Algo semelhante ocorre na Epístola aos Colossenses, na qual São Paulo exorta: “A palavra de Cristo permaneça entre vós em toda a sua riqueza, de sorte que com toda a sabedoria vos possais instruir e exortar uns aos outros” (3,16). Ora, é sabido que no Novo Testamento o ensino e a exortação são atividades claramente restritas aos detentores dessa missão eclesial.
Se essas considerações não fossem suficientes, bastaria relembrar a analogia que São Paulo estabelece entre marido e mulher, e Cristo e a Igreja: é inimaginável supor que Nosso Senhor e sua Esposa mística estejam “submetidos um ao outro”! Pelo contrário, ele diz que a mulher deve submeter-se ao marido “em tudo”, como a Igreja é submissa a Cristo. Aliás, se a mulher deve se submeter ao marido em tudo, no que poderia ele ser submisso a ela?

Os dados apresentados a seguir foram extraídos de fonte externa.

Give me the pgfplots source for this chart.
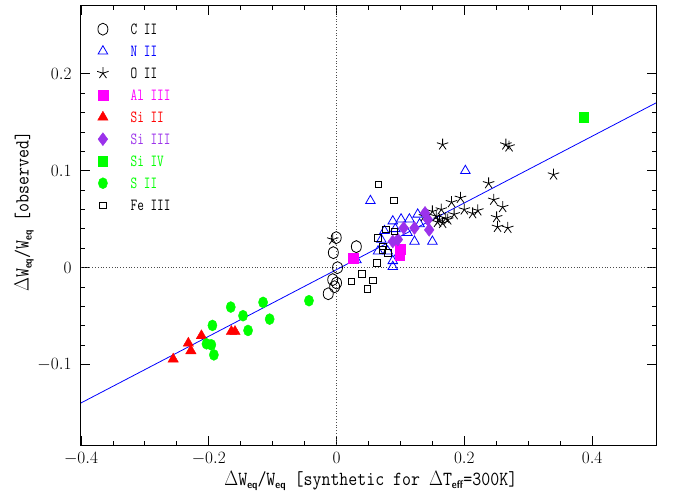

É exercendo sua autoridade que o marido imita Nosso Senhor, o qual, como os Papas João Paulo II e Francisco ressaltaram, “não veio para ser servido, mas para servir, e dar a sua vida em redenção por muitos”, e que, assim fazendo, introduziu um modelo cristão de exercício do poder, radicalmente diferente do pagão.
Após cinco décadas de igualitarismo no exercício do hoje chamado “poder familiar”, substituto do “pátrio poder” do antigo Código Civil, nunca a família brasileira padeceu semelhante crise, nem o número de divórcios foi tão elevado, com indizível custo psicológico e moral para suas principais vítimas: os filhos.
Somente retornando ao modelo austero e hierárquico da família patriarcal, fundada no matrimônio indissolúvel e na prole numerosa, é que a família brasileira poderá recuperar seu vigor de outrora.
Que São José, modelo do exercício virtuoso da autoridade paterna na Sagrada Família — onde era menor a outros títulos —, nos ajude nessa obra fundamental de restauração!